Klinik değerlendirme ile birlikte BT venografi, tek başına toraks BT ile karşılaştırıldığında, anlamlı ölçüde farklı prediktif değerler vermemiştir. Yukarıda ele alınan sonlanım çalışmalarının sonuçları da, BT venografi eklenmesinin klinik açıdan yararlı olmadığı yorumunu tamamlamaktadır (108, 122). Ayrıca BT venografi, inceleme sırasında maruz kalınan genel radyasyon düzeyini (özellikle de pelvis düzeyinde) anlamlı derecede artırmaktadır. Pelvisin aldığı radyasyona yönelik tahminler, kullanılan özgül BT venografi protokolüne göre önemli ölçüde değişmektedir TDBT kullanılan bir çalışmada, hesaplanan radyasyon dozu göğüs bölgesi için 2.2 mSv, pelvis için 2.5 mSv (146)olup, V/Q sintigrafisindeki radyasyon dozunun iki katıdır. BT venografisinde gonadların aldığı doz, tek başına BT arteriyografide alınan dozun iki katıdır. İlginç olarak, PIOPED II çalışmasından 711 hastanın oluşturduğu, hem venöz ultrasonografi hem de BT venografi yapılmış olan bir alt grubun analizinde, bu testler arasında % 95.5 oranında uyum olduğu saptanmıştır. (108)

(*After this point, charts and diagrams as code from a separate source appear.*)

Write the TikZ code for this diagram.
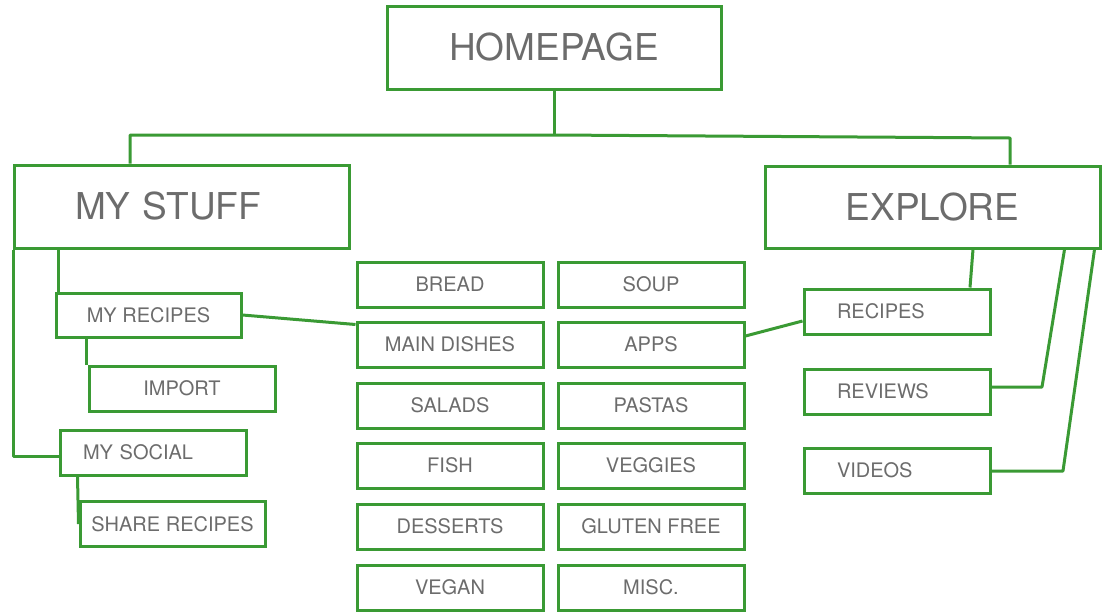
\documentclass[tikz,border=0pt]{standalone}
\usepackage{fontspec}
\setmainfont{TeX Gyre Heros}
\definecolor{boxgreen}{RGB}{58,154,52}
\definecolor{txtgray}{RGB}{108,108,108}
\begin{document}
\begin{tikzpicture}[x=1pt,y=-1pt,
  box/.style={draw=boxgreen, line width=3pt, rectangle, inner sep=0pt, text=txtgray},
  bigbox/.style={box, minimum width=335pt, minimum height=83pt, font=\fontsize{37}{40}\selectfont},
  smallbox/.style={box, minimum width=186pt, minimum height=45pt, font=\fontsize{20}{24}\selectfont},
  link/.style={draw=boxgreen, line width=3pt, line join=round}]
\useasboundingbox (0,0) rectangle (1106,611);

% top level
\node[bigbox, minimum width=334pt] (home) at (554,47.5) {HOMEPAGE};
\node[bigbox, text width=213pt, inner xsep=61pt, align=left] (mystuff) at (181.5,206.5) {MY STUFF};
\node[bigbox, minimum height=82pt] (explore) at (932.5,207) {EXPLORE};

% left branch
\node[smallbox, minimum width=185pt, minimum height=44pt] (myrecipes) at (148.5,315) {MY RECIPES};
\node[smallbox] (import) at (182,388.5) {IMPORT};
\node[smallbox, text width=140pt, inner xsep=23pt, align=left] (mysocial) at (153,452.5) {MY SOCIAL};
\node[smallbox, minimum width=185pt] (share) at (172.5,524) {SHARE RECIPES};

% categories grid
\node[smallbox] (bread)    at (450,284.5) {BREAD};
\node[smallbox] (main)     at (450,344.5) {MAIN DISHES};
\node[smallbox] (salads)   at (450,405.5) {SALADS};
\node[smallbox] (fish)     at (450,465.5) {FISH};
\node[smallbox] (desserts) at (450,526.5) {DESSERTS};
\node[smallbox] (vegan)    at (450,587.5) {VEGAN};
\node[smallbox] (soup)     at (651,284.5) {SOUP};
\node[smallbox] (apps)     at (651,344.5) {APPS};
\node[smallbox] (pastas)   at (651,405.5) {PASTAS};
\node[smallbox] (veggies)  at (651,465.5) {VEGGIES};
\node[smallbox] (gluten)   at (651,526.5) {GLUTEN FREE};
\node[smallbox] (misc)     at (651,587.5) {MISC.};

% right branch
\node[smallbox, text width=120pt, inner xsep=33pt, align=left] (recipes) at (897,311.5) {RECIPES};
\node[smallbox, text width=120pt, inner xsep=33pt, align=left] (reviews) at (897,391.5) {REVIEWS};
\node[smallbox, text width=120pt, inner xsep=33pt, align=left] (videos)  at (897,470.5) {VIDEOS};

% junction points
\coordinate (hj) at (554,135);
\coordinate (hl) at (130,135);
\coordinate (hr) at (1010,138);
\coordinate (msk) at (13,456);
\coordinate (rvk) at (1042,387);
\coordinate (vdk) at (1063,471);

% connectors
\draw[link] (home.south) -- (hj);
\draw[link] (hl |- mystuff.north) -- (hl) -- (hj) -- (hr) -- (hr |- explore.north);
\draw[link] (msk |- mystuff.south) -- (msk) -- (mysocial.west |- msk);
\draw[link] ([xshift=4pt]myrecipes.north west |- mystuff.south) -- ([xshift=4pt]myrecipes.north west);
\draw[link] ([xshift=-1pt]import.north west |- myrecipes.south) -- ([xshift=-1pt]import.north west);
\draw[link] ([xshift=-1pt]share.west |- mysocial.south) -- (share.west);
\draw[link] (myrecipes.east) -- ([yshift=20pt]main.west);
\draw[link] ([yshift=8.5pt]apps.east) -- ([yshift=-9.5pt]recipes.west);
\draw[link] ([xshift=40.5pt]explore.south) -- ([xshift=73pt]recipes.north);
\draw[link] ([xshift=-37pt]explore.south east) -- (rvk) -- (reviews.east |- rvk);
\draw[link] ([xshift=-7pt]explore.south east) -- (vdk) -- (videos.east |- vdk);
\end{tikzpicture}
\end{document}
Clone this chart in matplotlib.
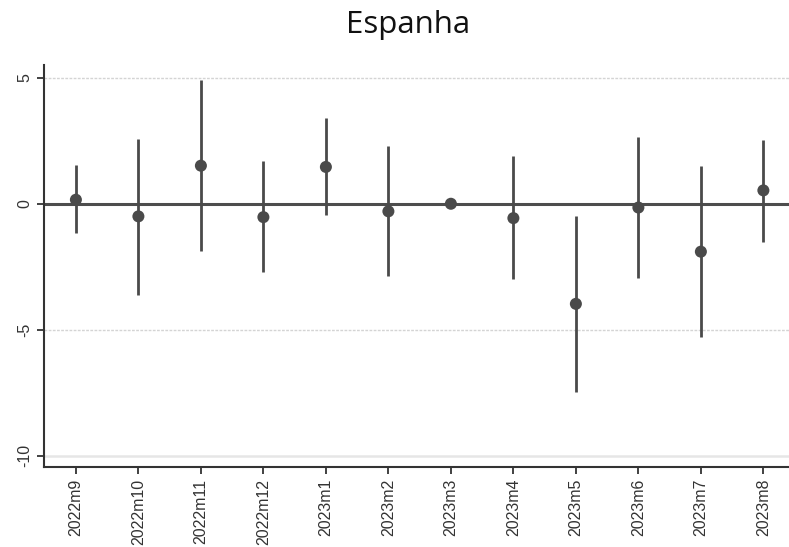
import matplotlib
matplotlib.use("Agg")
import matplotlib.pyplot as plt
import numpy as np

categories = ["2022m9", "2022m10", "2022m11", "2022m12", "2023m1", "2023m2",
              "2023m3", "2023m4", "2023m5", "2023m6", "2023m7", "2023m8"]
estimates = [0.16, -0.50, 1.51, -0.53, 1.46, -0.30, 0.0, -0.57, -3.97, -0.15, -1.90, 0.53]
ci_upper = [1.52, 2.57, 4.92, 1.68, 3.40, 2.30, 0.0, 1.88, -0.48, 2.65, 1.48, 2.54]
ci_lower = [-1.16, -3.61, -1.89, -2.72, -0.46, -2.88, 0.0, -2.99, -7.47, -2.95, -5.29, -1.50]
yticks = [5, 0, -5, -10]

fig = plt.figure(figsize=(7.89, 5.47), dpi=100)
ax = fig.add_axes([0.0558, 0.1463, 0.9442, 0.7347])

x = np.arange(len(categories))
col = "#4a4a4a"

# grid lines
ax.axhline(5, color="#d4d4d4", lw=1.0, ls=(0, (2, 1)), zorder=0)
ax.axhline(-5, color="#d4d4d4", lw=1.0, ls=(0, (2, 1)), zorder=0)
ax.axhline(-10, color="#e6e6e6", lw=1.8, zorder=0)
ax.axhline(0, color="#4d4d4d", lw=2.2, zorder=1)

ax.vlines(x, ci_lower, ci_upper, color=col, lw=2.0, zorder=2)
ax.scatter(x, estimates, s=75, color=col, zorder=3, edgecolors="none")

ax.set_xlim(-0.51, 11.41)
ax.set_ylim(-10.44, 5.5)

ax.set_yticks(yticks)
ax.set_yticklabels([str(v) for v in yticks], rotation=90, va="center",
                   fontsize=11.5, family="Liberation Sans")
ax.set_xticks(x)
ax.set_xticklabels(categories, rotation=90, fontsize=11.5, family="Liberation Sans")

for s in ["top", "right"]:
    ax.spines[s].set_visible(False)
for s in ["left", "bottom"]:
    ax.spines[s].set_color("#333333")
    ax.spines[s].set_linewidth(1.5)
ax.tick_params(axis="both", color="#333333", width=1.3, length=5, labelcolor="#333333")

fig.text(0.517, 0.955, "Espanha", ha="center", va="center", fontsize=22.5,
         family="Open Sans", color="#111111")

fig.savefig("out.png", dpi=100)
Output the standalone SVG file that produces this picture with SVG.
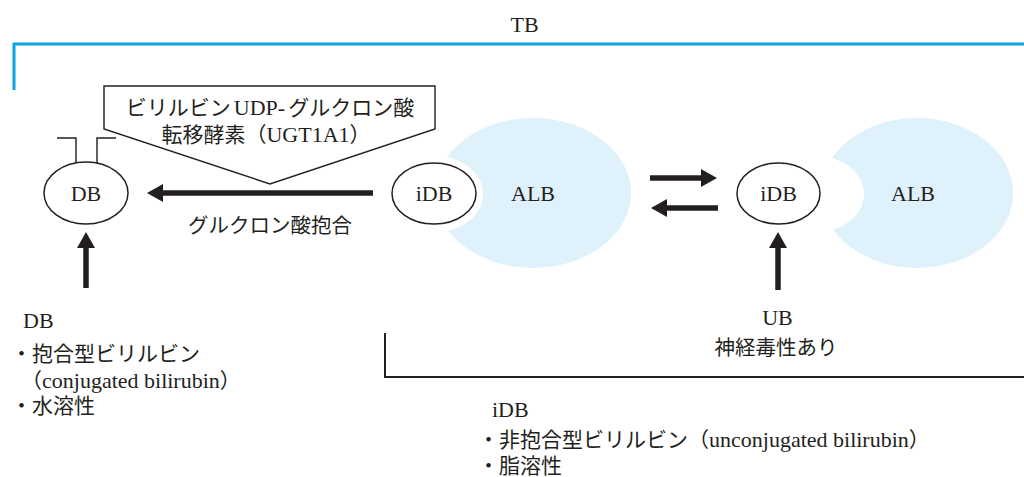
<svg xmlns="http://www.w3.org/2000/svg" width="1024" height="477" viewBox="0 0 1024 477">
<style>
  .lat { font-family: "Liberation Serif", "Noto Sans CJK JP", serif; font-size: 22px; fill: #231f20; }
  .mix { font-family: "Liberation Serif", "Noto Sans CJK JP", serif; font-size: 21px; fill: #231f20; }
  .mix .l { font-size: 22px; }
  .jp { font-family: "Noto Sans CJK JP", sans-serif; font-size: 20.5px; fill: #231f20; }
  .thin { fill: none; stroke: #231f20; stroke-width: 1.4; }
  .arrow { fill: none; stroke: #231f20; stroke-width: 5.5; }
  .alb { fill: #dff1fa; }
  .ell { fill: #ffffff; stroke: #231f20; stroke-width: 1.5; }
</style>
<defs>
  <marker id="ah" viewBox="0 0 16 18" refX="6" refY="9" markerWidth="16" markerHeight="18" markerUnits="userSpaceOnUse" orient="auto">
    <path d="M0,0 L16,9 L0,18 Z" fill="#231f20"/>
  </marker>
</defs>
<rect width="1024" height="477" fill="#ffffff"/>

<g id="tb-bracket">
  <text class="lat" x="524.5" y="32" text-anchor="middle">TB</text>
  <path d="M14,90 V44 H1024" fill="none" stroke="#0aa5e0" stroke-width="3"/>
</g>

<g id="ub-bracket">
  <path d="M385,333 V377 H1024" fill="none" stroke="#231f20" stroke-width="2"/>
  <text class="lat" x="777.5" y="325" text-anchor="middle">UB</text>
  <text class="jp" x="776" y="355" text-anchor="middle">神経毒性あり</text>
</g>

<g id="enzyme">
  <polygon class="thin" points="104,86 435,86 435,129 270,184 104,129" fill="#ffffff"/>
  <text class="mix" x="270" y="115" text-anchor="middle">ビリルビン<tspan class="l" dx="3">UDP-</tspan><tspan dx="3">グルクロン酸</tspan></text>
  <text class="mix" x="266" y="142" text-anchor="middle">転移酵素（<tspan class="l">UGT1A1</tspan>）</text>
</g>

<g id="db">
  <path class="thin" d="M57,138 H76 V163 M116,138 H97 V163"/>
  <ellipse class="ell" cx="86" cy="193" rx="42" ry="31"/>
  <text class="lat" x="86" y="201" text-anchor="middle">DB</text>
</g>

<g id="alb1">
  <ellipse class="alb" cx="533" cy="193" rx="98" ry="75"/>
  <ellipse cx="434" cy="194" rx="49" ry="38.5" fill="#ffffff"/>
  <text class="lat" x="533" y="201" text-anchor="middle">ALB</text>
</g>

<g id="idb1">
  <ellipse class="ell" cx="434" cy="193.5" rx="42" ry="30.5"/>
  <text class="lat" x="434" y="201" text-anchor="middle">iDB</text>
</g>

<g id="alb2">
  <ellipse class="alb" cx="917" cy="193" rx="96" ry="75"/>
  <ellipse cx="815" cy="194" rx="49" ry="38.5" fill="#ffffff"/>
  <text class="lat" x="913" y="201" text-anchor="middle">ALB</text>
</g>

<g id="idb2">
  <ellipse class="ell" cx="778.5" cy="193.5" rx="41.5" ry="30.5"/>
  <text class="lat" x="778.5" y="201" text-anchor="middle">iDB</text>
</g>

<g id="connectors">
  <line class="arrow" x1="373" y1="193" x2="157" y2="193" marker-end="url(#ah)"/>
  <line class="arrow" x1="650" y1="178" x2="707" y2="178" marker-end="url(#ah)"/>
  <line class="arrow" x1="718" y1="208" x2="661" y2="208" marker-end="url(#ah)"/>
  <line class="arrow" x1="86" y1="288" x2="86" y2="242" marker-end="url(#ah)"/>
  <line class="arrow" x1="778" y1="290" x2="778" y2="242" marker-end="url(#ah)"/>
  <text class="jp" x="270" y="233" text-anchor="middle">グルクロン酸抱合</text>
</g>

<g id="db-note">
  <text class="lat" x="23" y="328">DB</text>
  <text class="mix" x="11" y="361">・抱合型ビリルビン</text>
  <text class="mix" x="21" y="388">（<tspan class="l">conjugated bilirubin</tspan>）</text>
  <text class="mix" x="11" y="413">・水溶性</text>
</g>

<g id="idb-note">
  <text class="lat" x="492" y="417">iDB</text>
  <text class="mix" x="478" y="447">・非抱合型ビリルビン（<tspan class="l">unconjugated bilirubin</tspan>）</text>
  <text class="mix" x="478" y="473">・脂溶性</text>
</g>
</svg>
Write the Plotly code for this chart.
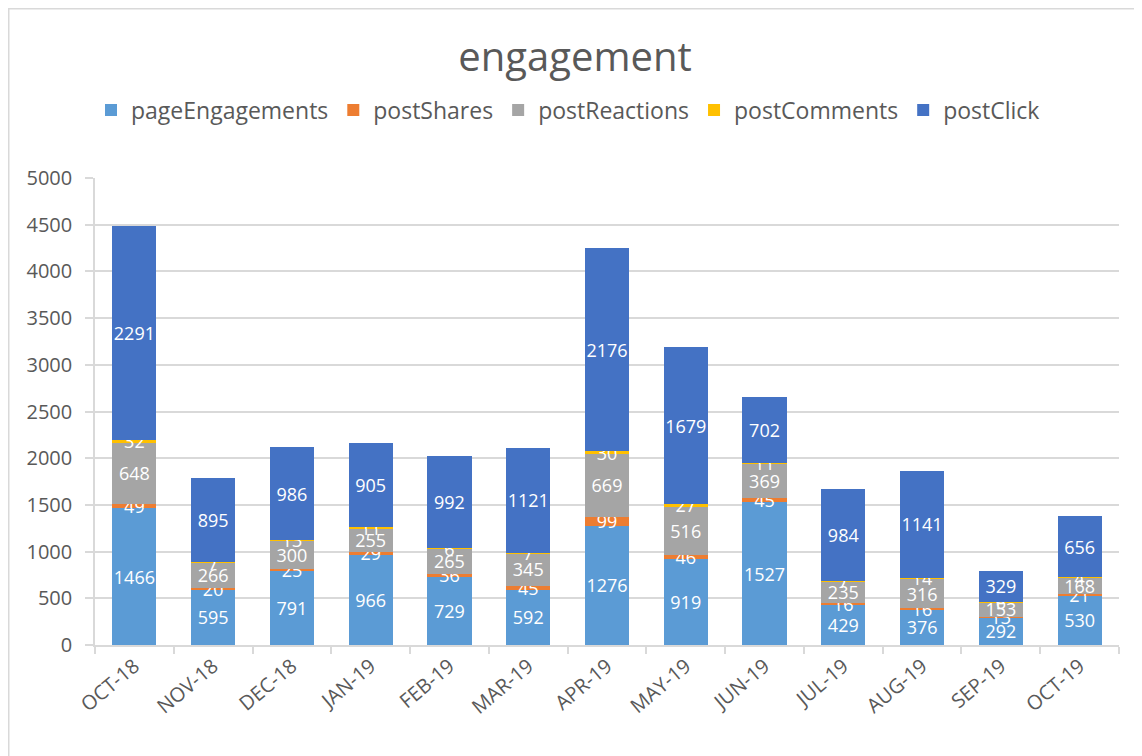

Ayrıca, DVT belirti ve bulguları olan hastalarda DVT olma olasılığı sekiz kat yüksektir ve geçirilmiş DVT öyüksü olan hastalarda pozitif bulgu saptanma olasılığının iki kat fazla olduğu saptanmıştır. Bu nedenle, endikasyon olduğunda, BT venografi

28

yerine ultrasonografi kullanılmalıdır. Bir diğer tartışmalı alan da, izole segmental PE’nin, yani ÇDBT’de tek bir subsegmental pıhtı bulunmasının klinik önemlidir ki bu durum, PE şüphesi olup ÇDBT yapılan hastaların % 1-5’inde söz konusudur (139, 147, 148). Gerçekten de, böyle bir bulgunun PPD’si düşüktür ve sonlanım çalışmalarının sonuçları, antikoagulan tedavisi uygulanmayan bu tür hastalar da durumun olaysız seyredebileceğini düşündürmektedir.

Bu durum da, hastada tedavi uygulanmasını gerektirecek DVT bulunmadığından emin olmak açısından, KUS’un karar vermeye yardımcı bir rolü olabilir. DVT olmayan, izole subsegmental PE olan bir hastada, kanıt eksikliği nedeniyle kesin bir tavsiyede bulunulamamaktadır.